How to Thaw a Frozen Sewer Line
Although any type of work on your septic system should involve a professional, sometimes emergency situations can occur at inconvenient hours or in areas where a pro isn’t readily available.
Let’s go over some emergency steps that can be conducted:
- Locate the septic tank and remove the lid. Condensation from the septic tank can cause the lid to freeze to the tank. Use hot water to help the lid release. Do not use a torch as this can ignite methane gases in the septic tank.
- Adapt a PEX hose to your garden hose or hot water pressure machine and insert it through the inlet of the septic tank, towards the home. This will keep the water flow moving into the septic tank and not backing up into the home. You can use a garden hose but PEX is less flexible and can go deeper in the pipeline.
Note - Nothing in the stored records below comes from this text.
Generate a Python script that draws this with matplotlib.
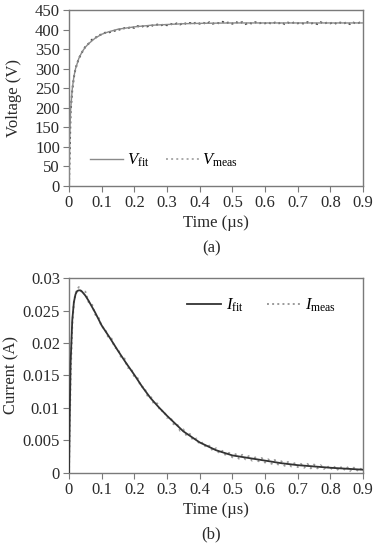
import matplotlib
matplotlib.use('Agg')
import matplotlib.pyplot as plt

plt.rcParams['font.family'] = ['Liberation Serif', 'DejaVu Serif']
plt.rcParams['mathtext.fontset'] = 'custom'
plt.rcParams['mathtext.it'] = 'Liberation Serif:italic'
plt.rcParams['mathtext.rm'] = 'Liberation Serif'

# ---- data ----
t_meas = [0, 0.005, 0.01, 0.015, 0.02, 0.03, 0.04, 0.05, 0.06, 0.07, 0.08, 0.09, 0.10,
          0.11, 0.12, 0.13, 0.14, 0.15, 0.16, 0.17, 0.18, 0.19, 0.20,
          0.21, 0.22, 0.23, 0.24, 0.25, 0.26, 0.27, 0.28, 0.29, 0.30,
          0.31, 0.32, 0.33, 0.34, 0.35, 0.36, 0.37, 0.38, 0.39, 0.40,
          0.41, 0.42, 0.43, 0.44, 0.45, 0.46, 0.47, 0.48, 0.49, 0.50,
          0.51, 0.52, 0.53, 0.54, 0.55, 0.56, 0.57, 0.58, 0.59, 0.60,
          0.61, 0.62, 0.63, 0.64, 0.65, 0.66, 0.67, 0.68, 0.69, 0.70,
          0.71, 0.72, 0.73, 0.74, 0.75, 0.76, 0.77, 0.78, 0.79, 0.80,
          0.81, 0.82, 0.83, 0.84, 0.85, 0.86, 0.87, 0.88, 0.89, 0.90]

v_meas = [2, 190, 245, 278, 300, 326, 342, 356, 364, 374, 378, 386, 387,
          392, 391, 396, 397, 401, 399, 404, 403, 408, 404,
          409, 406, 410, 408, 412, 409, 413, 410, 414, 411,
          415, 412, 416, 413, 418, 414, 417, 414, 419, 415,
          418, 414, 419, 415, 418, 416, 420, 416, 419, 415,
          420, 416, 419, 414, 418, 415, 419, 415, 418, 416,
          419, 414, 418, 415, 419, 414, 418, 415, 419, 416,
          418, 414, 419, 415, 418, 414, 419, 415, 418, 416,
          419, 414, 418, 415, 419, 414, 418, 415, 418, 416]

i_meas = [0, 0.0150, 0.0228, 0.0262, 0.0277, 0.0286, 0.0278, 0.0279, 0.0263, 0.0260, 0.0244, 0.0240, 0.0225,
          0.0222, 0.0209, 0.0207, 0.0193, 0.0191, 0.0177, 0.0176, 0.0162, 0.0161, 0.0148,
          0.0146, 0.0133, 0.0132, 0.0119, 0.0118, 0.0106, 0.0107, 0.0095, 0.0096, 0.0085,
          0.0086, 0.0075, 0.0076, 0.0065, 0.0067, 0.0057, 0.0060, 0.0050, 0.0053, 0.0044,
          0.0047, 0.0039, 0.0042, 0.0034, 0.0038, 0.0030, 0.0034, 0.0027, 0.0031, 0.0024,
          0.0029, 0.0022, 0.0028, 0.0021, 0.0026, 0.0019, 0.0024, 0.0018, 0.0023, 0.0016,
          0.0021, 0.0014, 0.0020, 0.0013, 0.0018, 0.0011, 0.0017, 0.0010, 0.0015, 0.0009,
          0.0014, 0.0008, 0.0014, 0.0007, 0.0013, 0.0007, 0.0012, 0.0006, 0.0011, 0.0005,
          0.0011, 0.0004, 0.0010, 0.0004, 0.0010, 0.0003, 0.0009, 0.0003, 0.0008, 0.0002]

t_fit_v = [0, 0.002, 0.005, 0.01, 0.015, 0.02, 0.03, 0.04, 0.05, 0.06, 0.08, 0.10,
           0.12, 0.15, 0.20, 0.25, 0.30, 0.35, 0.40, 0.50, 0.60, 0.70, 0.80, 0.90]
v_fit = [0, 120, 195, 248, 280, 300, 326, 343, 355, 364, 378, 388,
         394, 401, 407, 411, 413, 415, 416, 417, 417, 417, 417, 417]

t_fit_i = [0, 0.002, 0.005, 0.01, 0.015, 0.02, 0.025, 0.03, 0.035, 0.04, 0.05, 0.06,
           0.08, 0.10, 0.125, 0.15, 0.175, 0.20, 0.225, 0.25, 0.275, 0.30, 0.35, 0.40,
           0.45, 0.50, 0.55, 0.60, 0.65, 0.70, 0.75, 0.80, 0.85, 0.90]
i_fit = [0, 0.008, 0.017, 0.0235, 0.0263, 0.0275, 0.0280, 0.0281, 0.0281, 0.0279, 0.0273, 0.0265,
         0.0247, 0.0227, 0.0208, 0.0188, 0.0169, 0.0151, 0.0132, 0.0115, 0.0101, 0.0088, 0.0064, 0.0047,
         0.0035, 0.0027, 0.0023, 0.0019, 0.0015, 0.0012, 0.0010, 0.0008, 0.00065, 0.0005]

x_ticks = [0, 0.1, 0.2, 0.3, 0.4, 0.5, 0.6, 0.7, 0.8, 0.9]
x_ticklabels = ['0', '0.1', '0.2', '0.3', '0.4', '0.5', '0.6', '0.7', '0.8', '0.9']
v_ticks = [0, 50, 100, 150, 200, 250, 300, 350, 400, 450]
i_ticks = [0, 0.005, 0.01, 0.015, 0.02, 0.025, 0.03]
i_ticklabels = ['0', '0.005', '0.01', '0.015', '0.02', '0.025', '0.03']


def style(ax):
    for s in ax.spines.values():
        s.set_color('#7a7a7a')
        s.set_linewidth(1.0)
    ax.tick_params(direction='out', length=4, width=0.8, color='#7a7a7a',
                   labelsize=12, labelcolor='#2a2a2a', pad=2.5)
    ax.set_xlim(0, 0.9)
    ax.set_xticks(x_ticks)
    ax.set_xticklabels(x_ticklabels)


fig = plt.figure(figsize=(3.77, 5.43), dpi=100)

ax1 = fig.add_axes([0.183, 0.6575, 0.78, 0.324])
ax1.plot(t_meas, v_meas, ':', color='#4a4a4a', lw=1.4, label=r'$V_{\mathrm{meas}}$', zorder=2)
ax1.plot(t_fit_v, v_fit, '-', color='#8a8a8a', lw=1.0, label=r'$V_{\mathrm{fit}}$', zorder=3)
style(ax1)
ax1.set_ylim(0, 450)
ax1.set_yticks(v_ticks)
ax1.set_xlabel('Time (µs)', fontsize=12, color='#2a2a2a', labelpad=3)
ax1.set_ylabel('Voltage (V)', fontsize=12, color='#2a2a2a', labelpad=9)
h, l = ax1.get_legend_handles_labels()
leg1 = ax1.legend(h[::-1], l[::-1], ncol=2, frameon=False, loc='lower left',
                  bbox_to_anchor=(0.02, 0.01), fontsize=12, handlelength=2.0,
                  columnspacing=1.0, handletextpad=0.2)
leg1.get_lines()[1].set_color('#aaaaaa')
fig.text(0.56, 0.543, '(a)', ha='center', va='center', fontsize=12, color='#2a2a2a')

ax2 = fig.add_axes([0.183, 0.129, 0.78, 0.359])
ax2.plot(t_meas, i_meas, ':', color='#9a9a9a', lw=1.4, label=r'$I_{\mathrm{meas}}$', zorder=2)
ax2.plot(t_fit_i, i_fit, '-', color='#333333', lw=1.3, label=r'$I_{\mathrm{fit}}$', zorder=3)
style(ax2)
ax2.set_ylim(0, 0.03)
ax2.set_yticks(i_ticks)
ax2.set_yticklabels(i_ticklabels)
ax2.set_xlabel('Time (µs)', fontsize=12, color='#2a2a2a', labelpad=3)
ax2.set_ylabel('Current (A)', fontsize=12, color='#2a2a2a', labelpad=2)
h, l = ax2.get_legend_handles_labels()
ax2.legend(h[::-1], l[::-1], ncol=2, frameon=False, loc='upper right',
           bbox_to_anchor=(0.96, 0.98), fontsize=12, handlelength=2.0,
           columnspacing=1.4, handletextpad=0.3)
fig.text(0.56, 0.015, '(b)', ha='center', va='center', fontsize=12, color='#2a2a2a')

fig.savefig('out.png', dpi=100)
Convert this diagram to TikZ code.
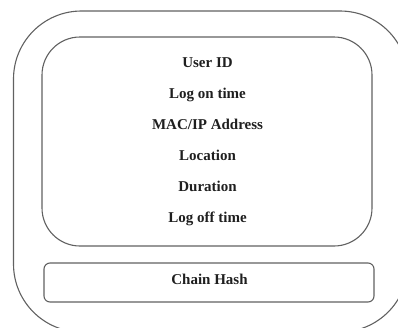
\documentclass[tikz,border=0pt]{standalone}
\usepackage{fontspec}
\setmainfont{Liberation Serif}
\begin{document}
\begin{tikzpicture}[x=1pt,y=-1pt,
  boxline/.style={draw=black!62,line width=1.1pt},
  field/.style={anchor=base,inner sep=0pt,font=\fontsize{15}{18}\selectfont\bfseries,text=black!88}]
\useasboundingbox (0,0) rectangle (398,327);
\begin{scope}
\clip (0,0) rectangle (398,327);
\draw[boxline,rounded corners=68pt] (13.5,11) rectangle (408,332);
\end{scope}
\draw[boxline,rounded corners=38pt] (42,37) rectangle (372,246);
\draw[boxline,rounded corners=6pt] (44,263) rectangle (374,302);
\node[field] (uid) at (207.5,67.5) {User ID};
\node[field] (lon) at (207.5,98.5) {Log on time};
\node[field] (mac) at (207.5,129.5) {MAC/IP Address};
\node[field] (loc) at (207.5,160.5) {Location};
\node[field] (dur) at (207.5,191.5) {Duration};
\node[field] (loff) at (207.5,222.5) {Log off time};
\node[field] (hash) at (209.5,284) {Chain Hash};
\end{tikzpicture}
\end{document}
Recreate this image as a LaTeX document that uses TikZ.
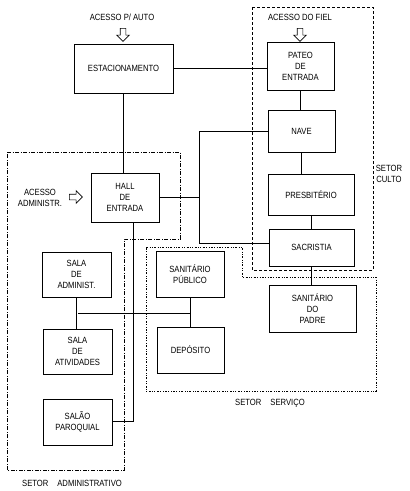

- A high-pressure nozzle can be used with the warm water to start breaking apart the ice in the pipe, eventually, the ice will melt and release. Some pros use steam or hot water to speed up the process but the high temperature may cause the PVC to crack.
- Once you feel the ice being broken up in the line, slowly run warm water from the home to ensure it flows into the septic tank and breaks up any further ice formations.
Thermal blankets can thaw out the ground if digging around septic system components are necessary. These ground thawing blankets can be plugged in and left until the necessary depth is thawed in the soil.
As we can see, a little pre-winter preparation and foresight can go a long way to ensuring your septic system continues to work efficiently over the cold winter months.
Simple measures, such as ensuring your septic system is well insulated; that there are no slow leaks or drips that can cause water to accumulate and freeze up within the pipes; and that septic lines are correctly sloped and bedded; can mean the difference between you relaxing by a crackling fire enjoying a hot cup of hot chocolate when things freeze over, or frantically plying a freezing jetting contractor with hot chocolate in an effort to thaw him out.